Już w 24. minucie doszło do pierwszej dyskusyjnej decyzji. Sędzia dopatrzył się faulu Antonio Milicia we własnym polu karnym. Sytuacja była mocno wątpliwa i zdania są na ten temat podzielone. Niemniej arbiter wskazał na jedenasty metr, a kapitan gości Hoeskuldur Gunnlaugsson pewnie wykorzystał rzut karny, doprowadzając do wyrównania 1:1. Całą sytuację można zobaczyć poniżej:
Lech nie czekał długo z odpowiedzią. W 30. minucie Mikael Ishak znalazł się w sytuacji sam na sam, gdy został nieprzepisowo zatrzymany przez Viktora Margeirssona.

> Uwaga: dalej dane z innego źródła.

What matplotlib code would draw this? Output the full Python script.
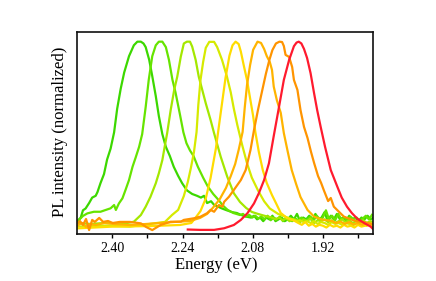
import matplotlib
matplotlib.use('Agg')
import matplotlib.pyplot as plt
from matplotlib.ticker import FixedLocator

plt.rcParams['font.family'] = ['Liberation Serif', 'DejaVu Serif']

# PL spectra, energy (eV) vs normalized intensity, green -> red
e1 = [2.482, 2.480, 2.476, 2.472, 2.467, 2.461, 2.453, 2.446, 2.438, 2.434, 2.427, 2.419, 2.412, 2.404, 2.396,
      2.389, 2.381, 2.373, 2.362, 2.351, 2.343, 2.335, 2.329, 2.324, 2.316, 2.309, 2.301, 2.294, 2.286, 2.278,
      2.269, 2.260, 2.250, 2.241, 2.230, 2.218, 2.207, 2.198, 2.191, 2.184, 2.175, 2.168, 2.159, 2.150, 2.139,
      2.127, 2.116, 2.107, 2.095, 2.084,
      2.077, 2.070, 2.063, 2.056, 2.049, 2.042, 2.035, 2.028, 2.021, 2.014, 2.007, 2.000, 1.993, 1.986, 1.979,
      1.972, 1.965, 1.958, 1.951, 1.944, 1.937, 1.930, 1.923, 1.916, 1.909, 1.902, 1.895, 1.888, 1.881, 1.874,
      1.867, 1.860, 1.853, 1.846, 1.839, 1.832, 1.825, 1.818, 1.811, 1.805]
i1 = [0.01, 0.01, 0.02, 0.03, 0.07, 0.08, 0.11, 0.14, 0.15, 0.17, 0.22, 0.27, 0.35, 0.41, 0.50,
      0.63, 0.74, 0.83, 0.92, 0.98, 1.00, 1.00, 0.99, 0.97, 0.90, 0.81, 0.70, 0.59, 0.49, 0.42,
      0.37, 0.31, 0.26, 0.22, 0.18, 0.16, 0.15, 0.14, 0.15, 0.11, 0.12, 0.10, 0.09, 0.08, 0.07,
      0.06, 0.055, 0.045, 0.035, 0.03,
      0.04, 0.02, 0.03, 0.01, 0.03, 0.02, 0.04, 0.01, 0.02, 0.03, 0.01, 0.02, 0.04, 0.02, 0.05,
      0.01, 0.03, 0.02, 0.04, 0.01, 0.05, 0.02, 0.03, 0.06, 0.01, 0.04, 0.02, 0.05, 0.02, 0.03,
      0.01, 0.04, 0.02, 0.03, 0.01, 0.03, 0.02, 0.04, 0.02, 0.03]

e2 = [2.482, 2.476, 2.467, 2.457, 2.442, 2.427, 2.415, 2.404, 2.396, 2.392, 2.385, 2.377, 2.370, 2.362, 2.354,
      2.347, 2.339, 2.332, 2.324, 2.317, 2.309, 2.301, 2.294, 2.286, 2.278, 2.271, 2.263, 2.256, 2.246, 2.238,
      2.231, 2.223, 2.215, 2.205, 2.193, 2.182, 2.170, 2.159, 2.147, 2.137, 2.124, 2.109,
      2.102, 2.095, 2.088, 2.081, 2.074, 2.067, 2.060, 2.053, 2.046, 2.039, 2.032, 2.025, 2.018, 2.011, 2.004,
      1.997, 1.990, 1.983, 1.976, 1.969, 1.962, 1.955, 1.948, 1.941, 1.934, 1.927, 1.920, 1.913, 1.906, 1.899,
      1.892, 1.885, 1.878, 1.871, 1.864, 1.857, 1.850, 1.843, 1.836, 1.829, 1.822, 1.815, 1.808]
i2 = [0.01, 0.017, 0.039, 0.053, 0.062, 0.062, 0.072, 0.081, 0.099, 0.072, 0.108, 0.136, 0.182, 0.237, 0.31,
      0.36, 0.42, 0.49, 0.64, 0.79, 0.92, 0.98, 1.00, 1.00, 0.97, 0.90, 0.79, 0.72, 0.60, 0.50,
      0.44, 0.40, 0.37, 0.31, 0.25, 0.20, 0.16, 0.13, 0.094, 0.072, 0.055, 0.044,
      0.05, 0.035, 0.045, 0.03, 0.04, 0.025, 0.035, 0.02, 0.04, 0.015, 0.03, 0.02, 0.035, 0.01, 0.03,
      0.02, 0.01, 0.025, 0.015, 0.03, 0.01, 0.02, 0.035, 0.015, 0.04, 0.02, 0.03, 0.07, 0.02, 0.04,
      0.015, 0.05, 0.02, 0.03, 0.015, 0.035, 0.02, 0.03, 0.01, 0.025, 0.04, 0.02, 0.045]

e3 = [2.482, 2.451, 2.417, 2.383, 2.366, 2.351, 2.335, 2.324, 2.313, 2.301, 2.294, 2.286, 2.280, 2.275, 2.267,
      2.259, 2.252, 2.244, 2.237, 2.230, 2.223, 2.218, 2.210, 2.203, 2.195, 2.187, 2.176, 2.168, 2.153, 2.138,
      2.123, 2.109, 2.095, 2.082, 2.068, 2.052,
      2.044, 2.036, 2.028, 2.020, 2.012, 2.004, 1.996, 1.988, 1.980, 1.972, 1.964, 1.956, 1.948, 1.940, 1.932,
      1.924, 1.916, 1.908, 1.900, 1.892, 1.884, 1.876, 1.868, 1.860, 1.852, 1.844, 1.836, 1.828, 1.820, 1.812,
      1.805]
i3 = [0.0, -0.005, 0.0, -0.005, 0.0, 0.007, 0.044, 0.09, 0.145, 0.219, 0.274, 0.347, 0.43, 0.496, 0.623,
      0.734, 0.807, 0.917, 0.99, 1.0, 1.0, 0.973, 0.899, 0.807, 0.734, 0.66, 0.568, 0.495, 0.366, 0.255,
      0.164, 0.116, 0.083, 0.061, 0.05, 0.039,
      0.035, 0.03, 0.02, 0.03, 0.015, 0.025, 0.01, 0.02, 0.015, 0.005, 0.02, 0.01, 0.025, 0.0, 0.015,
      0.01, 0.02, 0.005, 0.015, 0.0, 0.01, 0.02, 0.005, 0.015, 0.0, 0.01, 0.005, 0.015, 0.0, 0.01,
      0.005]

e4 = [2.482, 2.420, 2.360, 2.314, 2.280, 2.264, 2.250, 2.237, 2.228, 2.221, 2.214, 2.208, 2.204, 2.199, 2.193,
      2.187, 2.179, 2.168, 2.161, 2.150, 2.139, 2.130, 2.123, 2.115, 2.104, 2.093, 2.082, 2.068, 2.054, 2.041,
      2.022, 2.004,
      1.996, 1.988, 1.980, 1.972, 1.964, 1.956, 1.948, 1.940, 1.932, 1.924, 1.916, 1.908, 1.900, 1.892, 1.884,
      1.876, 1.868, 1.860, 1.852, 1.844, 1.836, 1.828, 1.820, 1.812, 1.805]
i4 = [-0.02, -0.015, -0.02, -0.005, 0.006, 0.044, 0.072, 0.149, 0.226, 0.303, 0.39, 0.502, 0.651, 0.789, 0.888,
      0.966, 0.999, 0.999, 0.97, 0.90, 0.81, 0.72, 0.63, 0.54, 0.43, 0.33, 0.25, 0.18, 0.12, 0.08,
      0.05, 0.033,
      0.025, 0.02, 0.01, 0.015, 0.005, 0.01, 0.0, 0.01, -0.005, 0.005, 0.0, -0.01, 0.005, -0.005, 0.0,
      -0.01, 0.0, -0.005, -0.015, 0.0, -0.01, -0.005, -0.015, 0.0, -0.01]

e5 = [2.482, 2.400, 2.314, 2.246, 2.220, 2.210, 2.199, 2.187, 2.176, 2.164, 2.153, 2.142, 2.133, 2.126, 2.119,
      2.112, 2.107, 2.100, 2.093, 2.086, 2.079, 2.074, 2.066, 2.057, 2.048, 2.036, 2.027, 2.016, 2.002, 1.984,
      1.976, 1.968, 1.960, 1.952, 1.944, 1.936, 1.928, 1.920, 1.912, 1.904, 1.896, 1.888, 1.880, 1.872, 1.864,
      1.856, 1.848, 1.840, 1.832, 1.824, 1.816, 1.805]
i5 = [-0.03, -0.02, -0.017, -0.011, 0.0, 0.03, 0.066, 0.135, 0.249, 0.41, 0.606, 0.80, 0.923, 0.98, 1.0,
      0.987, 0.945, 0.865, 0.789, 0.689, 0.59, 0.502, 0.392, 0.292, 0.221, 0.154, 0.11, 0.055, 0.028, 0.011,
      0.0, -0.01, 0.005, -0.015, -0.005, -0.02, -0.01, -0.015, -0.025, -0.01, -0.02, -0.015, -0.025, -0.01, -0.02,
      -0.015, -0.025, -0.01, -0.02, -0.015, -0.01, -0.02]

e6 = [2.482, 2.469, 2.460, 2.451, 2.437, 2.419, 2.394, 2.360, 2.326, 2.291, 2.257, 2.223, 2.200, 2.184, 2.171,
      2.155, 2.141, 2.130, 2.120, 2.112, 2.103, 2.098, 2.093, 2.086, 2.079, 2.069, 2.061, 2.054, 2.048, 2.041,
      2.036, 2.032, 2.025, 2.016, 2.009, 2.000, 1.991, 1.981, 1.971, 1.955, 1.940, 1.922, 1.899,
      1.890, 1.880, 1.870, 1.860, 1.850, 1.840, 1.830, 1.820, 1.812, 1.805]
i6 = [-0.017, 0.0, -0.022, -0.006, -0.011, 0.0, -0.006, -0.011, -0.006, 0.0, 0.006, 0.011, 0.028, 0.05, 0.083,
      0.132, 0.193, 0.259, 0.325, 0.403, 0.502, 0.64, 0.76, 0.87, 0.955, 1.0, 0.993, 0.96, 0.921, 0.888,
      0.844, 0.752, 0.678, 0.607, 0.496, 0.392, 0.292, 0.215, 0.143, 0.072, 0.035, 0.019, 0.011,
      0.0, 0.008, -0.005, 0.005, -0.008, 0.0, -0.01, 0.0, -0.012, -0.005]

e7 = [2.482, 2.474, 2.467, 2.460, 2.453, 2.446, 2.440, 2.430, 2.421, 2.410, 2.399, 2.383, 2.360, 2.335, 2.323,
      2.309, 2.290, 2.267, 2.244, 2.237, 2.214, 2.199, 2.184, 2.176, 2.168, 2.157, 2.149, 2.145, 2.134, 2.123,
      2.107, 2.096, 2.085, 2.077, 2.068, 2.059, 2.050, 2.042, 2.035, 2.027, 2.019, 2.013, 2.009, 2.005, 1.997,
      1.990, 1.986, 1.978, 1.971, 1.963, 1.955, 1.947, 1.940, 1.931, 1.924, 1.918, 1.908, 1.902, 1.895, 1.883,
      1.872, 1.858, 1.845, 1.831, 1.817, 1.806]
i7 = [-0.006, 0.011, -0.011, 0.022, -0.039, 0.017, 0.006, 0.028, 0.006, 0.011, 0.0, 0.006, 0.006, -0.002, -0.022,
      -0.039, -0.011, 0.007, 0.007, 0.017, 0.026, 0.035, 0.054, 0.072, 0.062, 0.099, 0.09, 0.117, 0.145, 0.182,
      0.237, 0.292, 0.403, 0.513, 0.623, 0.723, 0.822, 0.899, 0.954, 0.99, 1.0, 0.998, 0.976, 0.927, 0.916,
      0.86, 0.789, 0.734, 0.623, 0.53, 0.469, 0.392, 0.331, 0.259, 0.221, 0.182, 0.121, 0.138, 0.09, 0.061,
      0.035, 0.022, 0.011, 0.006, 0.0, -0.006]

e8 = [2.228, 2.200, 2.168, 2.145, 2.123, 2.107, 2.092, 2.077, 2.066, 2.054, 2.043, 2.032, 2.020, 2.009, 1.997,
      1.986, 1.980, 1.975, 1.969, 1.963, 1.956, 1.948, 1.940, 1.933, 1.925, 1.915, 1.902, 1.887, 1.877, 1.865,
      1.854, 1.842, 1.826, 1.811, 1.805]
i8 = [-0.036, -0.038, -0.038, -0.029, -0.011, 0.017, 0.054, 0.108, 0.164, 0.237, 0.329, 0.48, 0.64, 0.789, 0.899,
      0.975, 0.995, 1.0, 0.99, 0.96, 0.91, 0.826, 0.715, 0.623, 0.53, 0.42, 0.292, 0.2, 0.14, 0.09,
      0.055, 0.025, 0.0, -0.02, -0.035]

spectra = [(e1, i1), (e2, i2), (e3, i3), (e4, i4), (e5, i5), (e6, i6), (e7, i7), (e8, i8)]
colors = ['#3cd800', '#66e400', '#a4e800', '#d6ea00', '#ffdc00', '#ffb400', '#ff9400', '#ff1a2e']

major_ticks = [2.40, 2.24, 2.08, 1.92]
minor_ticks = [2.32, 2.16, 2.00, 1.84]

fig = plt.figure(figsize=(4.36, 2.81), dpi=100)
ax = fig.add_axes([0.1755, 0.169, 0.6807, 0.7182])

for (e, i), c in zip(spectra, colors):
    ax.plot(e, i, color=c, linewidth=1.6, solid_joinstyle='round')

ax.set_xlim(2.4817, 1.805)
ax.set_ylim(-0.058, 1.055)

ax.xaxis.set_major_locator(FixedLocator(major_ticks))
ax.xaxis.set_minor_locator(FixedLocator(minor_ticks))
ax.set_xticklabels(['%.2f' % t for t in major_ticks])
ax.tick_params(axis='x', which='both', direction='out', length=3, width=1.0, pad=3, labelsize=10)
ax.set_yticks([])
for s in ax.spines.values():
    s.set_linewidth(1.2)
    s.set_color('#111111')

fig.text(216 / 436, 0.057, 'Energy (eV)', ha='center', va='center', fontsize=12)
fig.text(0.1376, 0.530, 'PL intensity (normalized)', ha='center', va='center',
         rotation=90, fontsize=12)

fig.savefig('out.png', dpi=100)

Ku zaskoczeniu wszystkich sędzia pokazał jedynie żółtą kartkę, mimo że faul przerwał 100% okazję bramkową. Dopiero interwencja VAR skorygowała ten błąd. Belg zmienił decyzję i pokazał zawodnikowi Breidablika czerwoną kartkę. Od 32. minuty Lech grał w przewadze.
Minutę później arbiter znów się pomylił... tym razem nie dostrzegł faulu na Antonio Miliciu w polu karnym rywali. Dopiero wideoweryfikacja sprawiła, że sędzia przyznał Lechowi rzut karny. Ishak wykorzystał jedenastkę i wyprowadził Kolejorza na prowadzenie 2:1.

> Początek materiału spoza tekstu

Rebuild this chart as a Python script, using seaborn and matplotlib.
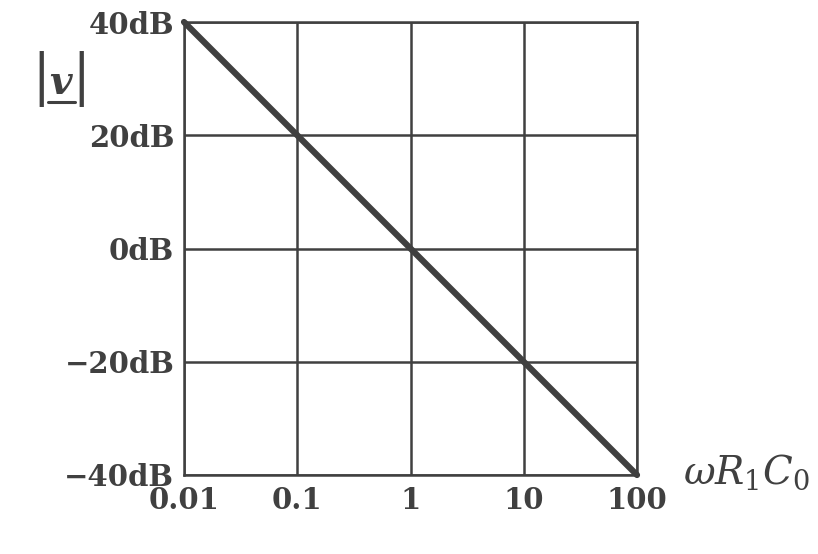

Choć Kolejorz dominował na boisku, a kolejne bramki były tylko kwestią czasu, sędziowskie wpadki trwały do końca. W 83. minucie Joel Pereira został wyraźnie sfaulowany w polu karnym, ale Vergoote nie zareagował. Dopiero interwencja sędziego liniowego skłoniła go do podjęcia właściwej decyzji i podyktowania czwartego rzutu karnego w tym meczu. Hat-tricka skompletował Mikael Ishak, zapisując się w historii Lecha Poznań.
Mimo imponującego wyniku, mecz z Breidablikiem na długo zapadnie w pamięć także ze względu na nieudolność arbitra. Sędziowanie tego dnia było na bardzo niskim poziomie. Na szczęście, dominacja na boisku była niepodważalna, a awans do kolejnej rundy wydaje się być przesądzony.